Exercise prompt: Images should be left out, and everything else in the listing reproduced exactly.

-------

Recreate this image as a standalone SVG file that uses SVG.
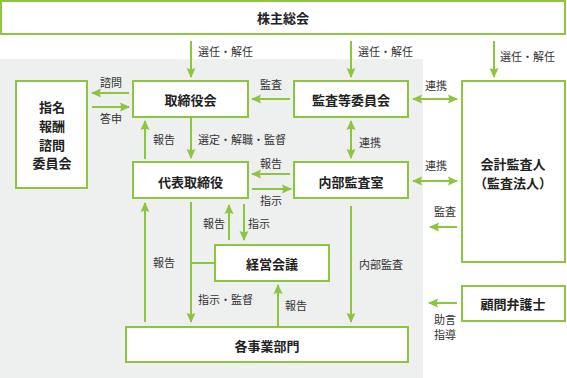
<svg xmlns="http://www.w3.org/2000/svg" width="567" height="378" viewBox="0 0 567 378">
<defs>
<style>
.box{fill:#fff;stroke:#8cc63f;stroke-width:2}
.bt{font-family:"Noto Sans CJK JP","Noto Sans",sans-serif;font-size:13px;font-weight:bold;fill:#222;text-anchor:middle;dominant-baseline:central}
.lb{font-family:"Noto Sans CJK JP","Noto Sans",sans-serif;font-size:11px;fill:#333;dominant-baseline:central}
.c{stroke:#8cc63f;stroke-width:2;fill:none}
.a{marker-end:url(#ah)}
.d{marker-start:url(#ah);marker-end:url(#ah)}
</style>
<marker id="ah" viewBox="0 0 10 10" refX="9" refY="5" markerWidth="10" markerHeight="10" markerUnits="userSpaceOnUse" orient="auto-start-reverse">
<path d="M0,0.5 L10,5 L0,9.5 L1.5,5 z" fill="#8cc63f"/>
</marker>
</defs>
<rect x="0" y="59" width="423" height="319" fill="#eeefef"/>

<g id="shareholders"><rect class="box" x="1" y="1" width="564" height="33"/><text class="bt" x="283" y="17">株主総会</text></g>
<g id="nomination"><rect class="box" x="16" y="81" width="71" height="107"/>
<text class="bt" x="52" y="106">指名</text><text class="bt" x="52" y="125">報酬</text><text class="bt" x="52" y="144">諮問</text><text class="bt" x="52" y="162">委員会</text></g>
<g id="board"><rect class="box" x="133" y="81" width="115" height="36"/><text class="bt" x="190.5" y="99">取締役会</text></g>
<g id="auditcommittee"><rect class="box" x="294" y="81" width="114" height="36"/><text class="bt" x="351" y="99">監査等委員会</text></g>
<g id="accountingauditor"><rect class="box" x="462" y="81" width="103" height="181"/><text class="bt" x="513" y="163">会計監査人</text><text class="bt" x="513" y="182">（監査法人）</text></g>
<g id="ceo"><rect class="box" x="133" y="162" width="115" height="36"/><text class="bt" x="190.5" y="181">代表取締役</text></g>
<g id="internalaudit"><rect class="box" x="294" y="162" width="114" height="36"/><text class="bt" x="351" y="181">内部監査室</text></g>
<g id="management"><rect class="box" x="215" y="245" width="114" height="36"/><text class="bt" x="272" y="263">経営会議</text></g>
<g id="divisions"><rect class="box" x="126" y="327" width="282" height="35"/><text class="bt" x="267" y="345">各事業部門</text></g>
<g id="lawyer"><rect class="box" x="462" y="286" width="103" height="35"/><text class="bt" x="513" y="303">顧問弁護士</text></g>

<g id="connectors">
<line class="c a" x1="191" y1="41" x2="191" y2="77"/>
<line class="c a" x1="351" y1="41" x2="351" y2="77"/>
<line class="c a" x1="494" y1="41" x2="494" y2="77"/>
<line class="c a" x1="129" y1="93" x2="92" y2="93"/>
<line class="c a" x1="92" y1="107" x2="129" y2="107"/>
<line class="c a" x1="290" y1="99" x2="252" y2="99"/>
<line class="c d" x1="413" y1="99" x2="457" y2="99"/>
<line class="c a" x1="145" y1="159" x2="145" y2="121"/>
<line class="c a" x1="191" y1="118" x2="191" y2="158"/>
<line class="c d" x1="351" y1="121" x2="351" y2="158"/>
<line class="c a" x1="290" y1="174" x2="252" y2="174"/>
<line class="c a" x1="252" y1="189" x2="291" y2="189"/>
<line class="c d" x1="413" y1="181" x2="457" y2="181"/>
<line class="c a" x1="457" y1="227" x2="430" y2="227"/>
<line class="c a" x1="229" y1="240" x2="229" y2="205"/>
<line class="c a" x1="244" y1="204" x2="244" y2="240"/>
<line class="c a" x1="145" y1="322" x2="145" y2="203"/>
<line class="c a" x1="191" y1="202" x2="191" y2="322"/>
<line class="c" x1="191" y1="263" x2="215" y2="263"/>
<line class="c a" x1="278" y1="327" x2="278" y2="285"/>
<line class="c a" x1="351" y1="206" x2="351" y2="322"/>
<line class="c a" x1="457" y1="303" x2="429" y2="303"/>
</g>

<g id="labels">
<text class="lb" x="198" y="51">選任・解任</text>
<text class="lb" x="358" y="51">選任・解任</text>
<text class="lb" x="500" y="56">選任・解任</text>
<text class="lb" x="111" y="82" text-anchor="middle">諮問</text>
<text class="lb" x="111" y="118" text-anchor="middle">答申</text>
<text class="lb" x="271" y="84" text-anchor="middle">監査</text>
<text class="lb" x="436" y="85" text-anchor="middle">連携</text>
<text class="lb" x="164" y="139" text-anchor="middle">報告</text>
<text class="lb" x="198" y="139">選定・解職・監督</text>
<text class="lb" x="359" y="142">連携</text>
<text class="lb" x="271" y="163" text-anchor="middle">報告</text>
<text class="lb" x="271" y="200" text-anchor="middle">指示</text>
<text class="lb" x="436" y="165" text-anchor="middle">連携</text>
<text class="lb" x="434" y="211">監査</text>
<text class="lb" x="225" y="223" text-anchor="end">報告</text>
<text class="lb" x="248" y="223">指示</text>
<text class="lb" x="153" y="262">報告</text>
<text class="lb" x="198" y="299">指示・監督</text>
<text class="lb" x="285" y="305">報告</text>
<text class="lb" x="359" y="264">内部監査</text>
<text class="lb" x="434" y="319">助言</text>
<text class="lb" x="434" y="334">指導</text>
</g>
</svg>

-------

Response:
Recreate this image as a standalone SVG file that uses SVG.
<svg xmlns="http://www.w3.org/2000/svg" width="567" height="378" viewBox="0 0 567 378">
<defs>
<style>
.box{fill:#fff;stroke:#8cc63f;stroke-width:2}
.bt{font-family:"Noto Sans CJK JP","Noto Sans",sans-serif;font-size:13px;font-weight:bold;fill:#222;text-anchor:middle;dominant-baseline:central}
.lb{font-family:"Noto Sans CJK JP","Noto Sans",sans-serif;font-size:11px;fill:#333;dominant-baseline:central}
.c{stroke:#8cc63f;stroke-width:2;fill:none}
.a{marker-end:url(#ah)}
.d{marker-start:url(#ah);marker-end:url(#ah)}
</style>
<marker id="ah" viewBox="0 0 10 10" refX="9" refY="5" markerWidth="10" markerHeight="10" markerUnits="userSpaceOnUse" orient="auto-start-reverse">
<path d="M0,0.5 L10,5 L0,9.5 L1.5,5 z" fill="#8cc63f"/>
</marker>
</defs>
<rect x="0" y="59" width="423" height="319" fill="#eeefef"/>

<g id="shareholders"><rect class="box" x="1" y="1" width="564" height="33"/><text class="bt" x="283" y="17">株主総会</text></g>
<g id="nomination"><rect class="box" x="16" y="81" width="71" height="107"/>
<text class="bt" x="52" y="106">指名</text><text class="bt" x="52" y="125">報酬</text><text class="bt" x="52" y="144">諮問</text><text class="bt" x="52" y="162">委員会</text></g>
<g id="board"><rect class="box" x="133" y="81" width="115" height="36"/><text class="bt" x="190.5" y="99">取締役会</text></g>
<g id="auditcommittee"><rect class="box" x="294" y="81" width="114" height="36"/><text class="bt" x="351" y="99">監査等委員会</text></g>
<g id="accountingauditor"><rect class="box" x="462" y="81" width="103" height="181"/><text class="bt" x="513" y="163">会計監査人</text><text class="bt" x="513" y="182">（監査法人）</text></g>
<g id="ceo"><rect class="box" x="133" y="162" width="115" height="36"/><text class="bt" x="190.5" y="181">代表取締役</text></g>
<g id="internalaudit"><rect class="box" x="294" y="162" width="114" height="36"/><text class="bt" x="351" y="181">内部監査室</text></g>
<g id="management"><rect class="box" x="215" y="245" width="114" height="36"/><text class="bt" x="272" y="263">経営会議</text></g>
<g id="divisions"><rect class="box" x="126" y="327" width="282" height="35"/><text class="bt" x="267" y="345">各事業部門</text></g>
<g id="lawyer"><rect class="box" x="462" y="286" width="103" height="35"/><text class="bt" x="513" y="303">顧問弁護士</text></g>

<g id="connectors">
<line class="c a" x1="191" y1="41" x2="191" y2="77"/>
<line class="c a" x1="351" y1="41" x2="351" y2="77"/>
<line class="c a" x1="494" y1="41" x2="494" y2="77"/>
<line class="c a" x1="129" y1="93" x2="92" y2="93"/>
<line class="c a" x1="92" y1="107" x2="129" y2="107"/>
<line class="c a" x1="290" y1="99" x2="252" y2="99"/>
<line class="c d" x1="413" y1="99" x2="457" y2="99"/>
<line class="c a" x1="145" y1="159" x2="145" y2="121"/>
<line class="c a" x1="191" y1="118" x2="191" y2="158"/>
<line class="c d" x1="351" y1="121" x2="351" y2="158"/>
<line class="c a" x1="290" y1="174" x2="252" y2="174"/>
<line class="c a" x1="252" y1="189" x2="291" y2="189"/>
<line class="c d" x1="413" y1="181" x2="457" y2="181"/>
<line class="c a" x1="457" y1="227" x2="430" y2="227"/>
<line class="c a" x1="229" y1="240" x2="229" y2="205"/>
<line class="c a" x1="244" y1="204" x2="244" y2="240"/>
<line class="c a" x1="145" y1="322" x2="145" y2="203"/>
<line class="c a" x1="191" y1="202" x2="191" y2="322"/>
<line class="c" x1="191" y1="263" x2="215" y2="263"/>
<line class="c a" x1="278" y1="327" x2="278" y2="285"/>
<line class="c a" x1="351" y1="206" x2="351" y2="322"/>
<line class="c a" x1="457" y1="303" x2="429" y2="303"/>
</g>

<g id="labels">
<text class="lb" x="198" y="51">選任・解任</text>
<text class="lb" x="358" y="51">選任・解任</text>
<text class="lb" x="500" y="56">選任・解任</text>
<text class="lb" x="111" y="82" text-anchor="middle">諮問</text>
<text class="lb" x="111" y="118" text-anchor="middle">答申</text>
<text class="lb" x="271" y="84" text-anchor="middle">監査</text>
<text class="lb" x="436" y="85" text-anchor="middle">連携</text>
<text class="lb" x="164" y="139" text-anchor="middle">報告</text>
<text class="lb" x="198" y="139">選定・解職・監督</text>
<text class="lb" x="359" y="142">連携</text>
<text class="lb" x="271" y="163" text-anchor="middle">報告</text>
<text class="lb" x="271" y="200" text-anchor="middle">指示</text>
<text class="lb" x="436" y="165" text-anchor="middle">連携</text>
<text class="lb" x="434" y="211">監査</text>
<text class="lb" x="225" y="223" text-anchor="end">報告</text>
<text class="lb" x="248" y="223">指示</text>
<text class="lb" x="153" y="262">報告</text>
<text class="lb" x="198" y="299">指示・監督</text>
<text class="lb" x="285" y="305">報告</text>
<text class="lb" x="359" y="264">内部監査</text>
<text class="lb" x="434" y="319">助言</text>
<text class="lb" x="434" y="334">指導</text>
</g>
</svg>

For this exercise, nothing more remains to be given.